Senate Bill 295 was filed last February and is under review. It states that the murder of a pregnant woman that results in the death of the unborn child will result in a separate and additional charge of murder. It further stipulates that the law does not require the killer to be aware of the woman’s pregnancy in order to be punished for the fetus’ death.
House Bill 263, also filed last February and now under review, extends this definition to cases of manslaughter, assault on a woman and domestic violence, which cause the miscarriage or stillbirth of a fetus. This bill also stipulates it does not matter whether the perpetrator was aware of the pregnancy at the time of the crime
The questions of knowledge and intent – whether the killer was aware the mother was pregnant and intended to murder the child as well as the mother – are controversial aspects that likely must be resolved before either bill can pass.
Wake County District Attorney Colon Willoughby sat down with NC WANTED to discuss pending fetal homicide legislation. He argued that a killer’s knowledge of a woman’s pregnancy should actually be taken into consideration when he is charged and sentenced.
“If you get in a drunk-driving accident and kill a pregnant woman or kill the unborn child, should the punishment be enhanced when you didn’t know that person was pregnant?” he asked. “That’s certainly a different situation from when you kill someone who is eight months pregnant and showing and it’s obvious to the world that she’s pregnant.”
Other states' fetal homicide laws have been upheld even when the pregnant woman did not appear pregnant. In January of 2002, a judge upheld Utah’s 1983 law, rejecting the defense attorneys’ argument that - because the fetus was only 14 weeks old when the mother died - it should not be viewed as a person, because it could not have survived outside the womb.
In North Carolina, which is one of only 13 states without a fetal homicide law, the proposed bills and their supporters do not define the age of a fetus or the mother's appearance as factors.

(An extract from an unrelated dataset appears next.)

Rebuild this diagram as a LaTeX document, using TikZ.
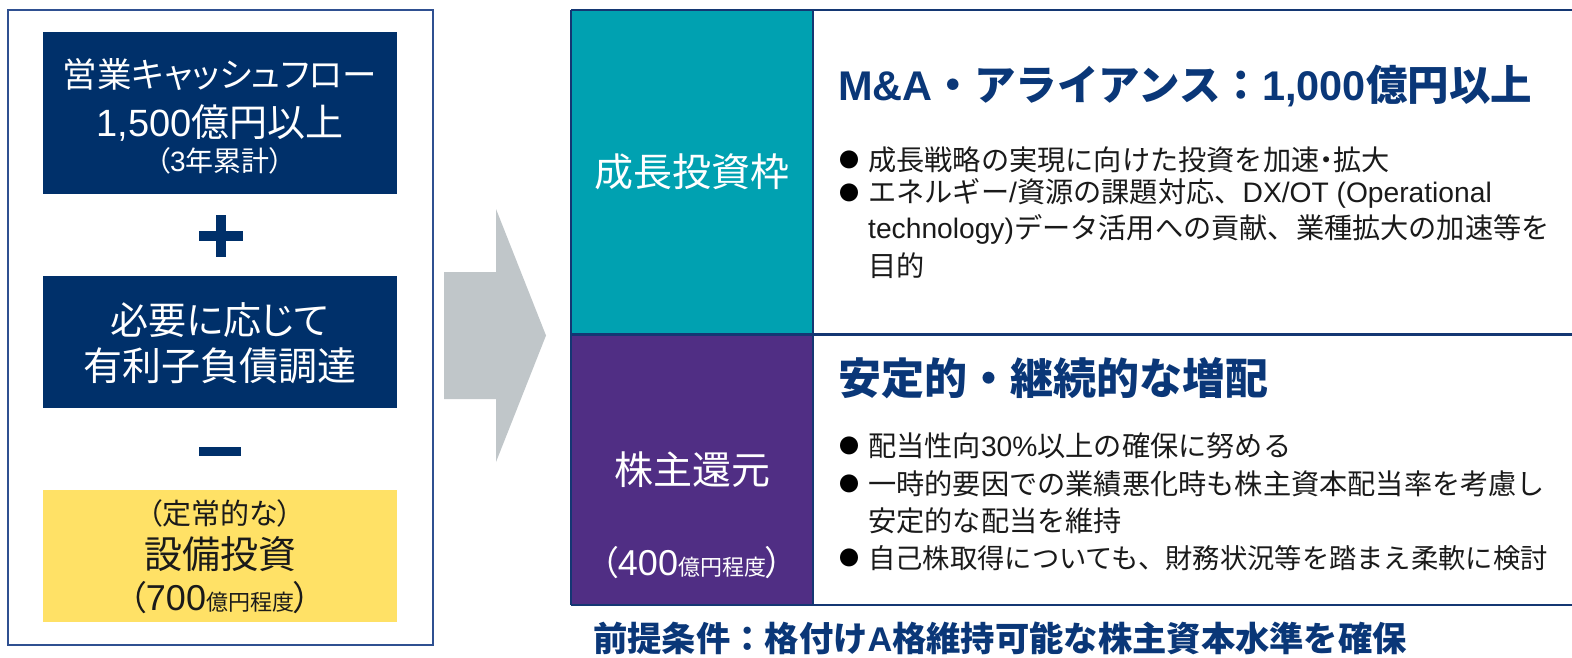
\documentclass[tikz,border=0pt]{standalone}
\usepackage{fontspec}
\setmainfont{Noto Sans CJK JP}
\newfontfamily\jpp{Noto Sans CJK JP}[RawFeature=+palt]
\newfontfamily\latf{Liberation Sans}
\newcommand\lt[1]{{\latf #1}}
\definecolor{navybox}{RGB}{0,48,106}
\definecolor{framec}{RGB}{47,80,145}
\definecolor{linec}{RGB}{20,55,115}
\definecolor{headc}{RGB}{10,55,120}
\definecolor{tealc}{RGB}{0,161,177}
\definecolor{purplec}{RGB}{80,46,132}
\definecolor{yellowc}{RGB}{255,225,102}
\definecolor{arrowc}{RGB}{192,198,201}
\definecolor{bodyc}{RGB}{26,26,26}
\newcommand\fs[1]{\fontsize{#1}{#1}\selectfont}
\tikzset{
  box/.style={anchor=north west, inner sep=0pt, outer sep=0pt},
  wtext/.style={text=white, inner sep=0pt, anchor=center},
  btext/.style={text=bodyc, inner sep=0pt, anchor=west, font=\fs{28.2}},
  bul/.style={text=black, inner sep=0pt, anchor=center, font=\fs{20}},
  head/.style={text=headc, inner sep=0pt, anchor=west},
}
\begin{document}
\begin{tikzpicture}[x=1pt,y=-1pt]
\useasboundingbox (0,0) rectangle (1572,657);
\fill[white] (0,0) rectangle (1572,657);

% ---- left panel
\node[box, draw=framec, line width=1.5pt, minimum width=425pt, minimum height=635pt] (outer) at (8,10) {};
\node[box, fill=navybox, minimum width=354pt, minimum height=162pt] (cf) at (43,32) {};
\node[box, fill=navybox, minimum width=354pt, minimum height=132pt] (debt) at (43,276) {};
\node[box, fill=yellowc, minimum width=354pt, minimum height=132pt] (capex) at (43,490) {};

\node[wtext, font=\jpp\fs{34.5}] (cf1) at (220,75) {営業キャッシュフロー};
\node[wtext, font=\jpp\fs{38}] (cf2) at (220,123) {\lt{1,500}億円以上};
\node[wtext, font=\jpp\fs{28}] (cf3) at (220,161) {（\lt{3}年累計）};

\node[wtext, font=\jpp\fs{38}] (d1) at (220,320) {必要に応じて};
\node[wtext, font=\jpp\fs{39}] (d2) at (220,366) {有利子負債調達};

\node[text=bodyc, inner sep=0pt, font=\jpp\fs{29}] (c1) at (220,513) {（定常的な）};
\node[text=bodyc, inner sep=0pt, font=\jpp\fs{38}] (c2) at (220,554) {設備投資};
\node[text=bodyc, inner sep=0pt, font=\jpp\fs{34}] (c3) at (220,598) {（\lt{\fs{36}700}{\fs{22}億円程度}）};

% plus and minus
\fill[navybox] (199,231) rectangle (243,241);
\fill[navybox] (216,215) rectangle (226,257);
\fill[navybox] (199,447) rectangle (241,456);

% ---- arrow
\fill[arrowc] (444,272) -- (496,272) -- (496,209) -- (546,335.5) -- (496,462) -- (496,399) -- (444,399) -- cycle;

% ---- right panel
\node[box, fill=tealc, minimum width=242pt, minimum height=324pt] (grow) at (571,10) {};
\node[box, fill=purplec, minimum width=242pt, minimum height=271pt] (ret) at (571,334) {};
\draw[linec, line width=1.5pt] (571,10) -- (1572,10);
\draw[linec, line width=1.5pt] (571,10) -- (571,605);
\draw[linec, line width=1.5pt] (813,10) -- (813,605);
\draw[linec, line width=1.5pt] (571,605) -- (1572,605);
\draw[linec, line width=3pt] (571,334.5) -- (1572,334.5);

\node[wtext, font=\jpp\fs{39}] (g1) at (692,172) {成長投資枠};
\node[wtext, font=\jpp\fs{39}] (r1) at (692,470) {株主還元};
\node[wtext, font=\jpp\fs{34}] (r2) at (692,563) {（\lt{\fs{36}400}{\fs{22}億円程度}）};

% headings
\node[head, font=\bfseries\fs{41.5}] (h1) at (838,86) {\lt{\bfseries M\&A}・アライアンス：\lt{\bfseries 1,000}億円以上};
\node[head, font=\bfseries\fs{43}] (h2) at (838,378) {安定的・継続的な増配};

% bullets block 1
\node[bul] (b11) at (849,160) {●};
\node[btext] (t11) at (868,160) {成長戦略の実現に向けた投資を加速{\jpp・}拡大};
\node[bul] (b12) at (849,193) {●};
\node[btext] (t12) at (868,193) {エネルギー\lt{/}資源の課題対応、\lt{DX/OT (Operational}};
\node[btext] (t13) at (868,229) {\lt{technology)}データ活用への貢献、業種拡大の加速等を};
\node[btext] (t14) at (868,266) {目的};

% bullets block 2
\node[bul] (b21) at (849,446) {●};
\node[btext] (t21) at (868,446) {配当性向\lt{30\%}以上の確保に努める};
\node[bul] (b22) at (849,484) {●};
\node[btext] (t22) at (868,484) {一時的要因での業績悪化時も株主資本配当率を考慮し};
\node[btext] (t23) at (868,521) {安定的な配当を維持};
\node[bul] (b24) at (849,558) {●};
\node[btext, font=\fs{27.3}] (t24) at (868,558) {自己株取得についても、財務状況等を踏まえ柔軟に検討};

% footer
\node[head, font=\bfseries\fs{34.3}] (foot) at (593,638) {前提条件：格付け\lt{\bfseries A}格維持可能な株主資本水準を確保};
\end{tikzpicture}
\end{document}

“I don’t think there has been a real serious attempt to address this in the legislature in the past few years,” Willoughby said. “It usually comes up for discussion whenever we have a highly publicized case, but it just hasn’t caught the public’s attention enough to be addressed by the legislature.”
Sadly, there has been no shortage of murdered pregnant women in North Carolina to attract support for a fetal homicide law. Michelle Young, Janet Abaroa, Jenna Neilsen and now Maria Lauterbauch were all pregnant mothers murdered in North Carolina.
Jenna Nielsen, who was eight months pregnant with a boy they had named Ethen, was stabbed in the neck while delivering newspapers in Wake County.
Jenna’s father, Kevin Blaine, vocalized his support for a change in the law that would make the murder of a pregnant woman a double homicide.
“This child had a name. We were totally prepared for another grandson. It was just weeks away. He had a name. He had a life. He had a future. And all that was taken away,” Blaine said.
Opponents of fetal homicide bills have expressed concerns about the impact this law could have on the abortion debate. If the death of an unborn child by murder is a punishable offense, then why not the death of an unborn child by abortion?
Others maintain abortion legislation and the fetal homicide bills actually support a woman’s right to choose. If a woman wants to carry her child to term, then the fetus’ death was not her choice and that constitutes murder.
“From what I understand about the law, it’s all about pro-choice, abortion,” Blaine said. “But this is neither. This was a person who was eight months old, inside the mother’s womb. That’s a viable life, and that person took two lives that day. And why the law won’t see it that way, I don’t know. But the law has to be changed.”